Boundary proportional control of thermoacoustic instability in a Rijke tube

Thermoacoustic instability has always been a critical concern of low pollution combustion chambers and combustion components of ground gas turbines. It is also a severe challenge for dynamic system design. In order to reveal the thermoacoustic instability, a typical Rijke tube based on partial differential equations (PDEs) cascaded with the Heckl heat release is studied. A boundary proportional feedback control to stabilize the thermoacoustic instability in the Rijke tube is proposed. First of all, one-dimensional gas dynamic equations coupled with the Heckl heat release are presented to describe the thermoacoustic unstable dynamic system in the Rijke tube. Then by using the small deviation linearization and characteristic coordinate transformation, the thermoacoustic coupling inside the domain is transferred into a group of 4 x 4 PDEs with the boundary coupling.
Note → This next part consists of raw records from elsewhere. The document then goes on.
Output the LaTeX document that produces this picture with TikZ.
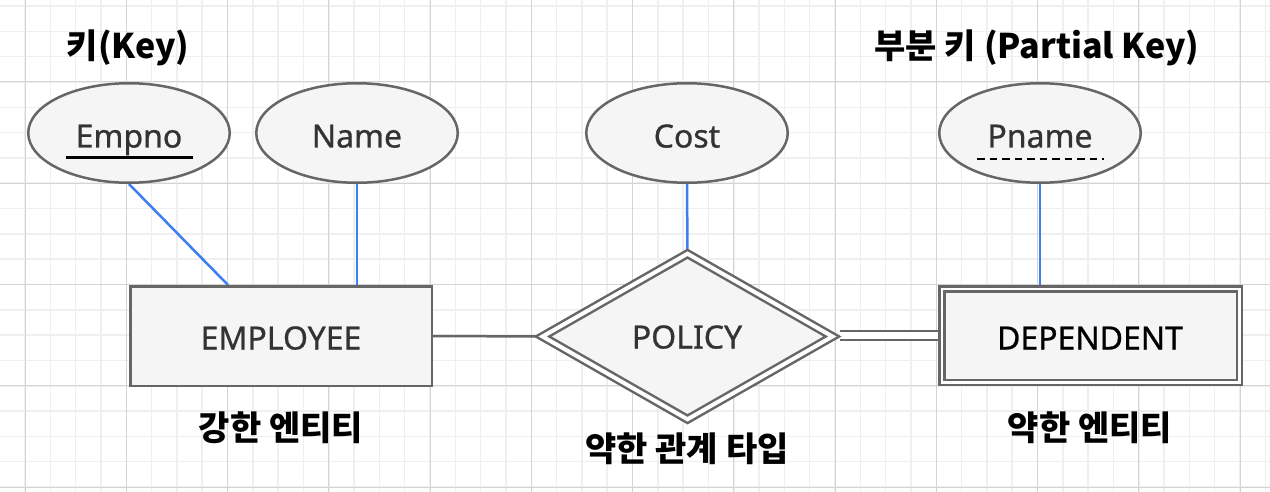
\documentclass[tikz,border=0pt]{standalone}
\usepackage{fontspec}
\setmainfont{Noto Sans}
\newfontfamily\inshapefont[FakeBold=0.8]{Noto Sans}
\newfontfamily\krfont{Noto Sans CJK KR}
\usetikzlibrary{shapes.geometric,calc}
\pgfdeclarelayer{gridlayer}
\pgfdeclarelayer{edgelayer}
\pgfsetlayers{gridlayer,edgelayer,main}
\definecolor{strokegray}{HTML}{666666}
\definecolor{shapefill}{HTML}{F5F5F5}
\definecolor{linkblue}{HTML}{3D7EF2}
\definecolor{gridmajor}{HTML}{D4D4D4}
\definecolor{gridminor}{HTML}{EFEFEF}
\definecolor{intext}{HTML}{333333}
\tikzset{
  attr/.style={ellipse, draw=strokegray, fill=shapefill, line width=2.5pt,
    minimum width=201.5pt, minimum height=99.5pt, inner sep=0pt},
  entbox/.style={rectangle, draw=strokegray, fill=shapefill, line width=2.5pt,
    minimum width=301.5pt, minimum height=99.5pt, inner sep=0pt},
  weakent/.style={rectangle, draw=strokegray, fill=shapefill, line width=2.5pt,
    double=white, double distance=2.5pt,
    minimum width=297.5pt, minimum height=93.5pt, inner sep=0pt},
  weakrel/.style={diamond, draw=strokegray, fill=shapefill, line width=2.5pt,
    double=white, double distance=4pt,
    minimum width=291pt, minimum height=166.6pt, inner sep=0pt},
  intxt/.style={font=\inshapefont\fontsize{32}{38}\selectfont, text=intext, inner sep=0pt,
    text height=23pt, text depth=0pt},
  lbltxt/.style={font=\krfont\bfseries\fontsize{34}{40}\selectfont, text=black, inner sep=0pt,
    text height=25pt, text depth=0pt},
  bluelink/.style={draw=linkblue, line width=2.5pt},
  graylink/.style={draw=strokegray, line width=2.5pt},
  minorline/.style={draw=gridminor, line width=1.5pt},
  majorline/.style={draw=gridmajor, line width=1pt}
}
\begin{document}
\begin{tikzpicture}[x=1pt,y=-1pt]
\useasboundingbox (0,0) rectangle (1270,492);
\begin{pgfonlayer}{gridlayer}
  \fill[white] (0,0) rectangle (1270,492);
  \clip (0,0) rectangle (1270,492);
  \foreach \i in {-1,...,50} {
    \draw[minorline] ({-0.3125+25.3125*\i},0) -- ({-0.3125+25.3125*\i},492);
  }
  \foreach \i in {0,...,20} {
    \draw[minorline] (0,{-19.25+25.3125*\i}) -- (1270,{-19.25+25.3125*\i});
  }
  \foreach \i in {0,...,12} {
    \draw[majorline] ({25+101.25*\i},0) -- ({25+101.25*\i},492);
  }
  \foreach \i in {0,...,5} {
    \draw[majorline] (0,{-19.25+101.25*\i}) -- (1270,{-19.25+101.25*\i});
  }
\end{pgfonlayer}

% shapes
\node[attr] (empno) at (129,133) {};
\node[attr] (name) at (357,133) {};
\node[attr] (cost) at (687,133) {};
\node[attr] (pname) at (1040,133) {};
\node[entbox] (emp) at (281,336) {};
\node[weakrel] (policy) at (687.5,336.5) {};
\node[weakent] (dep) at (1090.5,335.5) {};

% texts inside shapes
\node[intxt] (empnoT) at (129,136) {Empno};
\node[intxt] (nameT) at (357,136) {Name};
\node[intxt] (costT) at (687,136) {Cost};
\node[intxt] (pnameT) at (1040,136) {Pname};
\node[intxt] (empT) at (281,338) {EMPLOYEE};
\node[intxt] (policyT) at (687,337) {POLICY};
\node[intxt, text=black] (depT) at (1090,338) {DEPENDENT};

% key underlines
\draw[black, line width=3pt] ($(empno.center)+(-63.5,25)$) -- ($(empno.center)+(63.5,25)$);
\draw[black, line width=2.5pt, dash pattern=on 7.5pt off 5pt] ($(pname.center)+(-63,26)$) -- ($(pname.center)+(64,26)$);

% outer labels
\node[lbltxt] (keyL) at (128,46) {키(Key)};
\node[lbltxt] (pkeyL) at (1037,46) {부분 키 (Partial Key)};
\node[lbltxt] (strongL) at (281,428) {강한 엔티티};
\node[lbltxt] (relL) at (687,449) {약한 관계 타입};
\node[lbltxt] (weakL) at (1090,428) {약한 엔티티};

% connectors
\begin{pgfonlayer}{edgelayer}
  \draw[bluelink] (empno.south) -- ([xshift=99pt]emp.north west);
  \draw[bluelink] (name.south) -- (name.south |- emp.north);
  \draw[bluelink] (cost.south) -- (policy.north);
  \draw[bluelink] (pname.south) -- (pname.south |- dep.north);
  \draw[graylink] (emp.east) -- (policy.west);
  \draw[graylink, double=white, double distance=6.5pt] ([xshift=6pt]policy.east |- dep.west) -- (dep.west);
\end{pgfonlayer}
\end{tikzpicture}
\end{document}
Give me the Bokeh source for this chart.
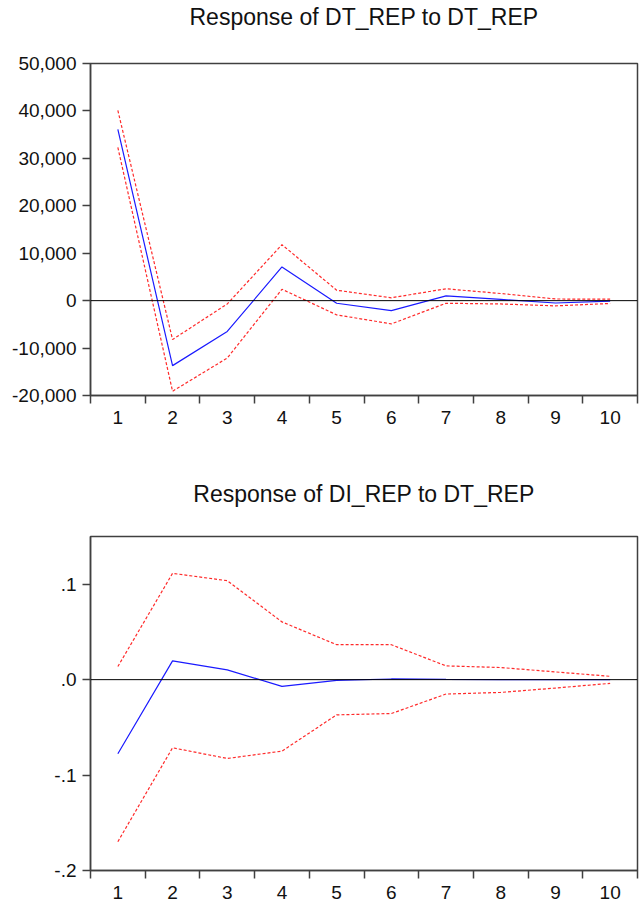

Next, a boundary proportional feedback control, characterized by its practical implementation feasibility, is proposed to ensure the exponential stabilization of the thermoacoustic unstable system. A solvability condition is also provided to theoretically design the boundary proportional controller. Furthermore, the optimal control parameters are given by solving the nonlinear programming problem to achieve the fastest convergence rate of the system. Finally, the effectiveness of the boundary proportional feedback control is verified by simulations, and its robustness to the uncertain time delay and the nonlinearity of the heat release is also discussed.